According to sources, the forthcoming GST Council may decide to change the current 18% GST on GGR to a 28% GST on the entire sum.

GGR is the amount that an online skill gaming platform charges as a service fee to assist players’ participation in a game on that platform, whereas CEF is the full sum that a player deposits to enter a contest on that platform.

Co-chief executive officer of Games24x7, Trivikraman Thampy said, “As an industry, we are united on our task that GST continues to be levied on the gross gaming revenue and not on the contest entry amount. The increase from 18 per cent to 28 per cent GST on the gross gaming revenue already increases tax revenue for the exchequer by around 55 per cent.”

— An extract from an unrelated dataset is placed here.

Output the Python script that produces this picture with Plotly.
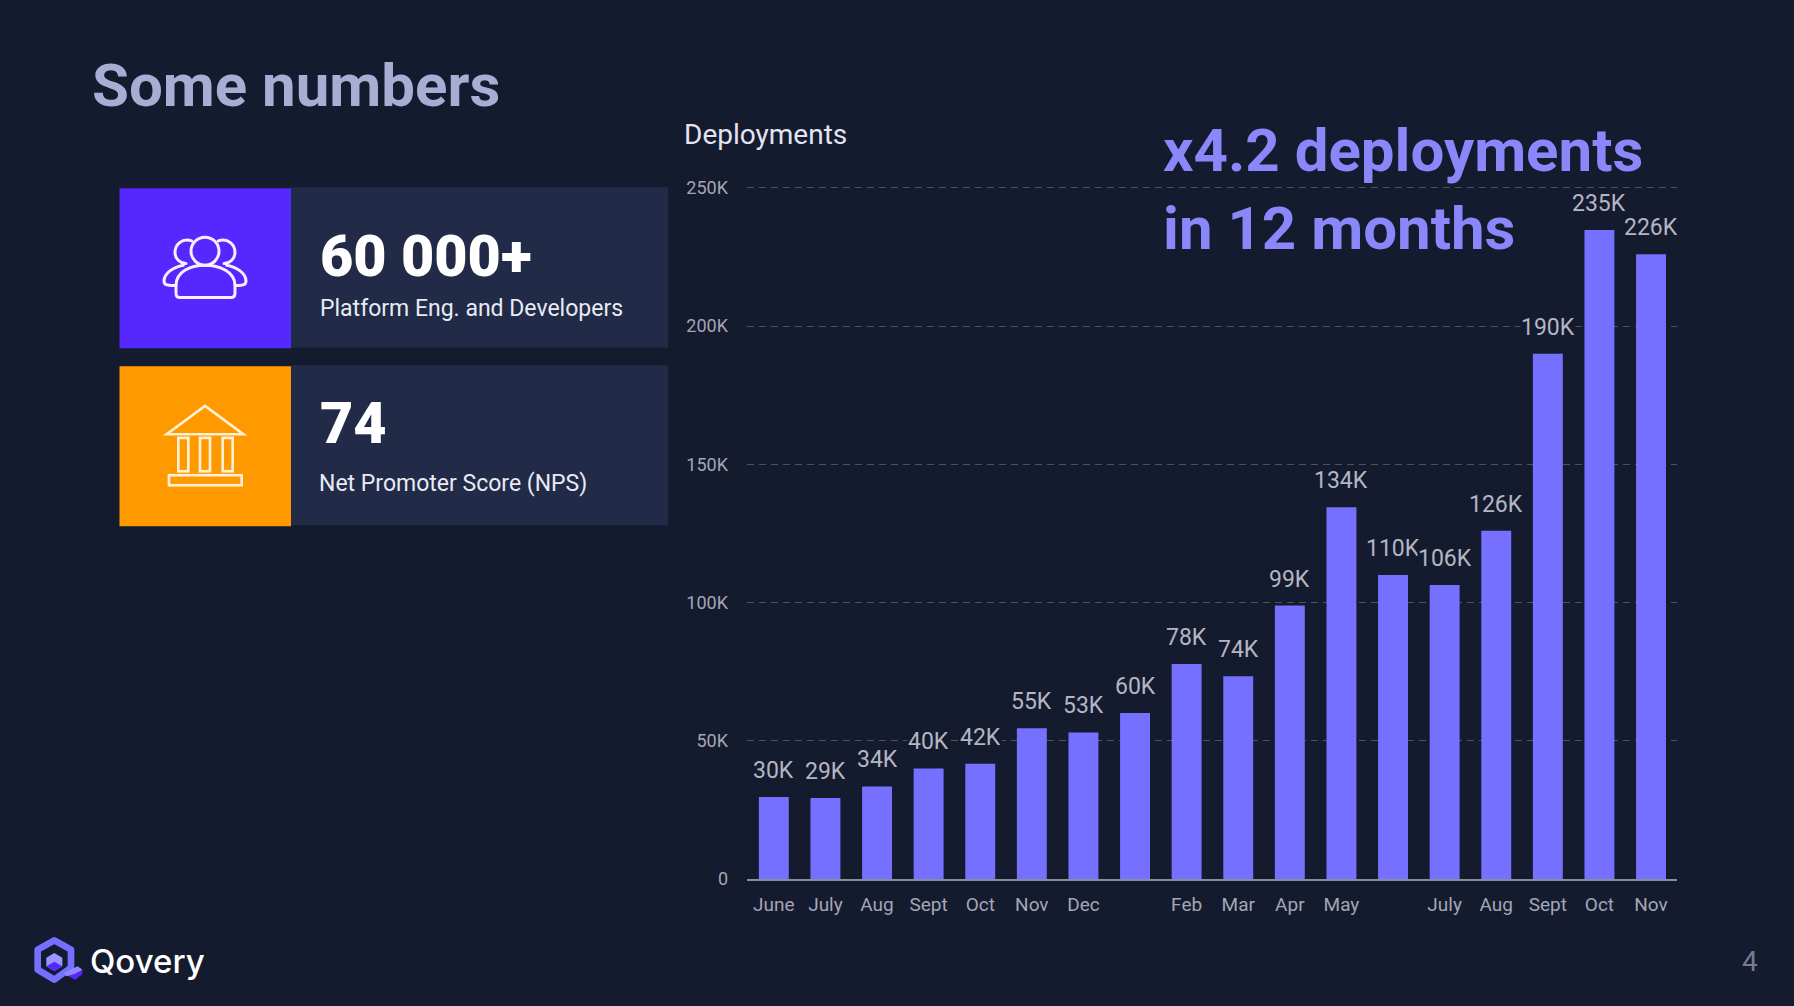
import base64
import plotly.graph_objects as go

W, H = 1794, 1006
L, R, T, B = 747, 117, 173.8, 127.3

tick_labels = ["June", "July", "Aug", "Sept", "Oct", "Nov", "Dec", "", "Feb", "Mar", "Apr", "May", "", "July", "Aug", "Sept", "Oct", "Nov"]
deployments = [29700, 29300, 33500, 40000, 41700, 54500, 53000, 60000, 77800, 73300, 98900, 134500, 110000, 106300, 126000, 190000, 234700, 226000]
value_labels = ["30K", "29K", "34K", "40K", "42K", "55K", "53K", "60K", "78K", "74K", "99K", "134K", "110K", "106K", "126K", "190K", "235K", "226K"]
y_ticks = [0, 50000, 100000, 150000, 200000, 250000]
y_tick_labels = ["0", "50K", "100K", "150K", "200K", "250K"]
positions = list(range(len(deployments)))

BG = "#151b2e"
PANEL = "#212a47"
BAR = "#7570ff"
LABEL = "#b4b6c4"
TICK = "#a4a6b6"


def fx(x):
    return (x - L) / (W - L - R)


def fy(y):
    return 1 - (y - T) / (H - T - B)


def rect(x0, y0, x1, y1, color):
    return dict(type="rect", xref="paper", yref="paper", x0=fx(x0), x1=fx(x1), y0=fy(y0), y1=fy(y1),
                fillcolor=color, line_width=0, layer="below")


def text(x, y, s, size, color, weight=400, family="Roboto", anchor="left"):
    return dict(xref="paper", yref="paper", x=fx(x), y=fy(y), text=s, showarrow=False, xanchor=anchor,
                yanchor="middle", borderpad=0, font=dict(family=family, size=size, color=color, weight=weight))


def svg_image(svg, x, y, w, h):
    uri = "data:image/svg+xml;base64," + base64.b64encode(svg.encode()).decode()
    return dict(source=uri, xref="paper", yref="paper", x=fx(x), y=fy(y), sizex=w / (W - L - R), sizey=h / (H - T - B),
                xanchor="left", yanchor="top", sizing="stretch", layer="above")


people_svg = """<svg xmlns="http://www.w3.org/2000/svg" viewBox="0 0 330 270" width="330" height="270">
<g fill="none" stroke="#f9eeff" stroke-width="9" stroke-linecap="round" stroke-linejoin="round">
<circle cx="165" cy="93" r="42"/>
<path d="M90 232 Q78 232 78 218 L78 195 C78 155 120 135 165 135 C210 135 255 155 255 195 L255 218 Q255 232 242 232 Z"/>
<path d="M125 62 C95 52 75 75 75 97 C75 115 90 130 108 130"/>
<path d="M205 62 C235 52 255 75 255 97 C255 115 240 130 222 130"/>
<path d="M100 135 C70 140 42 160 42 182 C42 195 55 197 78 195"/>
<path d="M230 135 C260 140 288 160 288 182 C288 195 275 197 255 195"/>
</g></svg>"""

bank_svg = """<svg xmlns="http://www.w3.org/2000/svg" viewBox="0 0 330 300" width="330" height="300">
<g fill="none" stroke="#fff0d6" stroke-width="8" stroke-linejoin="miter">
<path d="M50 117 L165 32 L280 117 Z"/>
<rect x="85" y="128" width="30" height="100"/>
<rect x="150" y="128" width="30" height="100"/>
<rect x="218" y="128" width="30" height="100"/>
<rect x="57" y="240" width="218" height="30"/>
</g></svg>"""

logo_svg = """<svg xmlns="http://www.w3.org/2000/svg" viewBox="0 0 210 180" width="210" height="180">
<path d="M118 122 L158 110 L172 118 L172 132 L150 148 L128 136 Z" fill="#5528ff"/>
<path d="M88 30 L138 58 L138 112 L88 148 L38 118 L38 58 Z" fill="none" stroke="#7570ff" stroke-width="20" stroke-linejoin="round"/>
<path d="M115 128 L158 108 L172 118 L150 130 L125 138 Z" fill="#8f8aff"/>
<path d="M88 68 L112 82 L112 108 L88 122 L64 108 L64 82 Z" fill="#9a96ff"/>
<path d="M64 108 L88 94 L112 108 L88 122 Z" fill="#5528ff"/>
</svg>"""

fig = go.Figure(go.Bar(x=positions, y=deployments, marker=dict(color=BAR, line_width=0), width=0.58, hoverinfo="skip"))

annotations = [
    dict(x=xi, y=v, xref="x", yref="y", text=lab, showarrow=False, yanchor="bottom", yshift=12, borderpad=0,
         bgcolor=BG, font=dict(family="Roboto", size=23, color=LABEL))
    for xi, v, lab in zip(positions, deployments, value_labels)
]
annotations += [
    text(91, 85, "Some numbers", 60, "#a9add4", 700),
    text(683, 134, "Deployments", 28, "#e2e4f2"),
    text(1162, 150, "x4.2 deployments", 60, "#8a87fb", 700),
    text(1162, 228, "in 12 months", 60, "#8a87fb", 700),
    text(319, 256, "60 000+", 57.5, "#ffffff", 900),
    text(319, 308, "Platform Eng. and Developers", 23, "#e8eaf4"),
    text(319, 423, "74", 57.5, "#ffffff", 900),
    text(318, 483, "Net Promoter Score (NPS)", 23, "#e8eaf4"),
    text(89, 961, "Qovery", 33, "#ffffff", 500, "Inter"),
    text(1750, 961, "4", 28, "#787c90", 400, "Roboto", "center"),
]

fig.update_layout(
    width=W, height=H, autosize=False,
    margin=dict(l=L, r=R, t=T, b=B, pad=0),
    paper_bgcolor=BG, plot_bgcolor=BG,
    showlegend=False,
    xaxis=dict(range=[-0.52, len(positions) - 0.497], tickmode="array", tickvals=positions, ticktext=tick_labels,
               showgrid=False, zeroline=False, showline=True, linecolor="#8a8d9a", linewidth=2, ticks="",
               ticklabelstandoff=7, tickfont=dict(family="Roboto", size=19, color=TICK)),
    yaxis=dict(range=[0, 255000], tickmode="array", tickvals=y_ticks, ticktext=y_tick_labels,
               showgrid=True, gridcolor="#4d5160", gridwidth=1, griddash="7px,5px", zeroline=False, showline=False,
               ticks="", ticklabelstandoff=18, tickfont=dict(family="Roboto", size=18, color=TICK)),
    shapes=[
        rect(291, 187, 668, 347.5, PANEL),
        rect(119.5, 188, 291, 348, "#5528ff"),
        rect(291, 365, 668, 525, PANEL),
        rect(119.5, 366, 291, 526, "#ff9900"),
    ],
    annotations=annotations,
    images=[
        svg_image(people_svg, 150, 220, 110, 90),
        svg_image(bank_svg, 150, 395, 110, 100),
        svg_image(logo_svg, 25, 930, 70, 60),
    ],
)

fig.write_html(
    "out.html",
    config={"displayModeBar": False},
    post_script="document.documentElement.style.background='#151b2e';"
                "document.body.style.margin='0';document.body.style.overflow='hidden';",
)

While the industry can absorb this, he added that taxing contest entry fees will render the sector completely unprofitable. The increased tax burden will have to be passed on to consumers, which will have a knock-on effect as players switch to gray market and offshore gaming platforms that have no tax obligations in India.

The GST Council is scheduled to meet virtually on December 17, 2022, and the Finance Minister-led panel may discuss issues relating to the casino, racetrack, and online gaming industries.

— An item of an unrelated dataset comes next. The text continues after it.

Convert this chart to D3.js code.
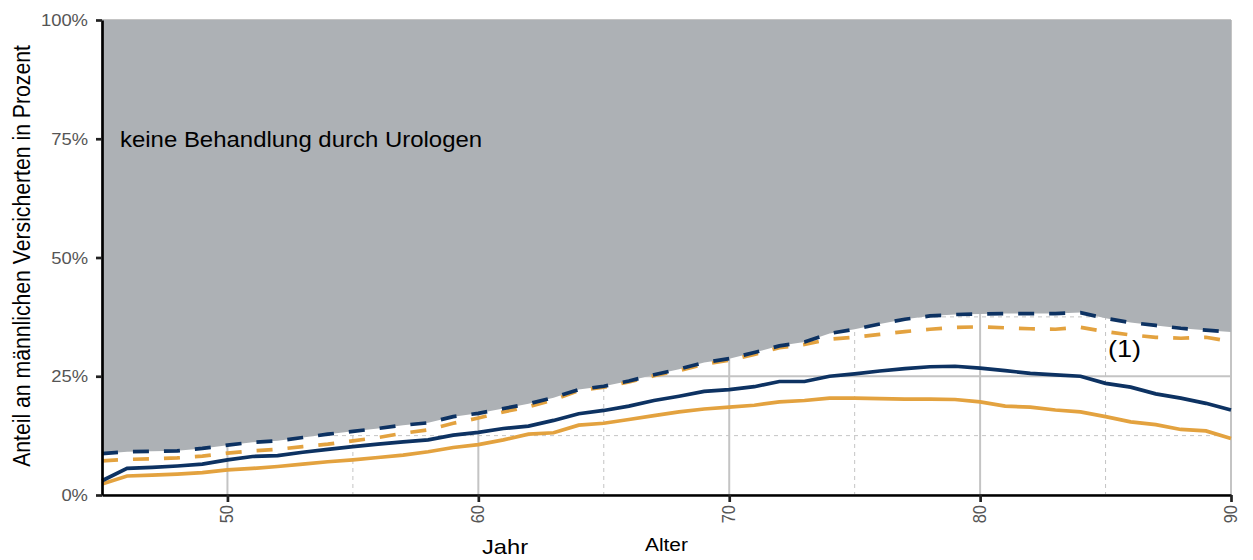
<!DOCTYPE html>
<html>
<head>
<meta charset="utf-8">
<script src="https://cdn.jsdelivr.net/npm/d3@7"></script>
<style>
  body { margin: 0; background: #fff; }
  text { font-family: "Liberation Sans", Arial, sans-serif; }
</style>
</head>
<body>
<svg width="1253" height="560"></svg>
<script>
var ages = [45, 46, 47, 48, 49, 50, 51, 52, 53, 54, 55, 56, 57, 58, 59, 60, 61, 62, 63, 64, 65, 66, 67,
            68, 69, 70, 71, 72, 73, 74, 75, 76, 77, 78, 79, 80, 81, 82, 83, 84, 85, 86, 87, 88, 89, 90];

// dashed lines (upper), navy one bounds the grey area
var navyDashed = [8.7, 9.1, 9.2, 9.3, 9.8, 10.5, 11.1, 11.4, 12.1, 12.8, 13.4, 14.0, 14.7, 15.2, 16.5, 17.2,
                  18.2, 19.2, 20.5, 22.2, 22.9, 24.0, 25.3, 26.5, 27.9, 28.7, 30.0, 31.4, 32.2, 34.0, 34.9,
                  36.0, 37.0, 37.7, 38.0, 38.1, 38.2, 38.2, 38.2, 38.4, 37.2, 36.3, 35.7, 35.1, 34.7, 34.3];
var orangeDashed = [7.2, 7.5, 7.6, 7.8, 8.2, 8.8, 9.3, 9.6, 10.2, 10.7, 11.4, 12.1, 13.0, 13.7, 15.1, 16.2,
                    17.5, 18.6, 20.0, 22.0, 22.7, 23.8, 25.1, 26.2, 27.5, 28.4, 29.6, 31.0, 31.7, 32.8, 33.2,
                    33.8, 34.4, 34.9, 35.3, 35.4, 35.2, 35.0, 34.9, 35.3, 34.4, 33.7, 33.2, 33.0, 33.2, 32.3];
// solid lines
var navySolid = [3.0, 5.6, 5.8, 6.1, 6.5, 7.4, 8.1, 8.3, 9.0, 9.6, 10.2, 10.7, 11.2, 11.6, 12.6, 13.2,
                 14.0, 14.5, 15.7, 17.1, 17.8, 18.7, 19.9, 20.8, 21.8, 22.2, 22.8, 23.9, 23.9, 25.0, 25.5,
                 26.1, 26.6, 27.0, 27.1, 26.7, 26.2, 25.6, 25.3, 25.0, 23.5, 22.7, 21.3, 20.4, 19.3, 17.9];
var orangeSolid = [2.3, 4.0, 4.2, 4.4, 4.7, 5.3, 5.6, 6.0, 6.5, 7.0, 7.4, 7.9, 8.4, 9.1, 10.0, 10.6,
                   11.6, 12.8, 13.1, 14.7, 15.1, 15.9, 16.7, 17.5, 18.1, 18.5, 18.9, 19.6, 19.9, 20.4, 20.4,
                   20.3, 20.2, 20.2, 20.1, 19.6, 18.7, 18.5, 17.9, 17.5, 16.5, 15.4, 14.8, 13.8, 13.5, 11.9];

var xTicks = [50, 60, 70, 80, 90],
    xMinor = [55, 65, 75, 85],
    yTicks = [0, 25, 50, 75, 100],
    yMinor = [12.5, 37.5, 62.5, 87.5];

var svg = d3.select("svg"),
    pLeft = 102, pRight = 1231, pTop = 20, pBottom = 495,
    sx = 1.13;   // text in the reference is a bit wider than tall

var x = d3.scaleLinear().domain([45, 90]).range([pLeft, pRight]);
var y = d3.scaleLinear().domain([0, 100]).range([pBottom, pTop]);

var navy = "#0d3262", orange = "#e3a23f";

// grid
var grid = svg.append("g");
grid.selectAll(".vmin").data(xMinor).enter().append("line")
    .attr("x1", d => x(d)).attr("x2", d => x(d)).attr("y1", pTop).attr("y2", pBottom)
    .attr("stroke", "#c4c4c4").attr("stroke-width", 1).attr("stroke-dasharray", "4,4");
grid.selectAll(".hmin").data(yMinor).enter().append("line")
    .attr("x1", pLeft).attr("x2", pRight).attr("y1", d => y(d)).attr("y2", d => y(d))
    .attr("stroke", "#c4c4c4").attr("stroke-width", 1).attr("stroke-dasharray", "4,4");
grid.selectAll(".vmaj").data(xTicks).enter().append("line")
    .attr("x1", d => x(d)).attr("x2", d => x(d)).attr("y1", pTop).attr("y2", pBottom)
    .attr("stroke", "#c4c4c4").attr("stroke-width", 2);
grid.selectAll(".hmaj").data(yTicks).enter().append("line")
    .attr("x1", pLeft).attr("x2", pRight).attr("y1", d => y(d)).attr("y2", d => y(d))
    .attr("stroke", "#c4c4c4").attr("stroke-width", 2);

// grey area above the navy dashed line
var area = d3.area()
    .x((d, i) => x(ages[i]))
    .y0(y(100))
    .y1(d => y(d));
svg.append("path").datum(navyDashed)
    .attr("d", area)
    .attr("fill", "#adb1b5");

var line = d3.line().x((d, i) => x(ages[i])).y(d => y(d));

function drawLine(vals, color, dashed) {
  svg.append("path").datum(vals)
    .attr("d", line)
    .attr("fill", "none")
    .attr("stroke", color)
    .attr("stroke-width", 3.7)
    .attr("stroke-dasharray", dashed ? "16,15" : null);
}
drawLine(orangeSolid, orange, false);
drawLine(navySolid, navy, false);
drawLine(orangeDashed, orange, true);
drawLine(navyDashed, navy, true);

// axes
var yAxis = svg.append("g").attr("transform", "translate(" + pLeft + ",0)")
    .call(d3.axisLeft(y).tickValues(yTicks).tickSize(6).tickSizeOuter(0).tickFormat(""));
var xAxis = svg.append("g").attr("transform", "translate(0," + pBottom + ")")
    .call(d3.axisBottom(x).tickValues(xTicks).tickSize(7).tickSizeOuter(0).tickFormat(""));
[yAxis, xAxis].forEach(function(a) {
  a.select(".domain").attr("stroke", "#000").attr("stroke-width", 2.7);
  a.selectAll(".tick line").attr("stroke", "#222").attr("stroke-width", 2.7);
});

function label(px, py, txt, size, opts) {
  opts = opts || {};
  var t = "translate(" + px + "," + py + ") scale(" + sx + ",1)" + (opts.rot ? " rotate(" + opts.rot + ")" : "");
  return svg.append("text")
    .attr("transform", t)
    .attr("font-size", size)
    .attr("fill", opts.fill || "#000")
    .attr("text-anchor", opts.anchor || "start")
    .text(txt);
}

// tick labels
yTicks.forEach(function(v) {
  label(88, y(v) + 6, v + "%", 16.3, {anchor: "end", fill: "#555"});
});
xTicks.forEach(function(v) {
  label(x(v) + 6, 505, v, 16.5, {anchor: "end", fill: "#555", rot: -90});
});

label(120, 147, "keine Behandlung durch Urologen", 21.2);
label(1108, 357, "(1)", 24);
label(482, 554, "Jahr", 21);
label(645, 551, "Alter", 18.5);
label(30, 256, "Anteil an männlichen Versicherten in Prozent", 21.2, {anchor: "middle", rot: -90});
</script>
</body>
</html>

According to Digital Works Pvt Ltd, the industry’s request for GST on gross gaming revenue rather than entry fees is critical to assuring the growth and development of this emerging sector in India.

Senior Director of Public Policy and Corporate Affairs at Head Digital Works, Sumanta Dey, said, “Applying GST on entry fees would severely disincentive players, who already pay a range of taxes and fees. In contrast, taxing gross gaming revenue, which is the global norm, would ensure that all players, regardless of their level of skill or success, are contributing to taxes fairly and equitably.”

He claimed that a high tax incidence on businesses or players may unintentionally push players to illegal, offshore gambling apps that don’t adhere to local regulations and don’t boost the economy.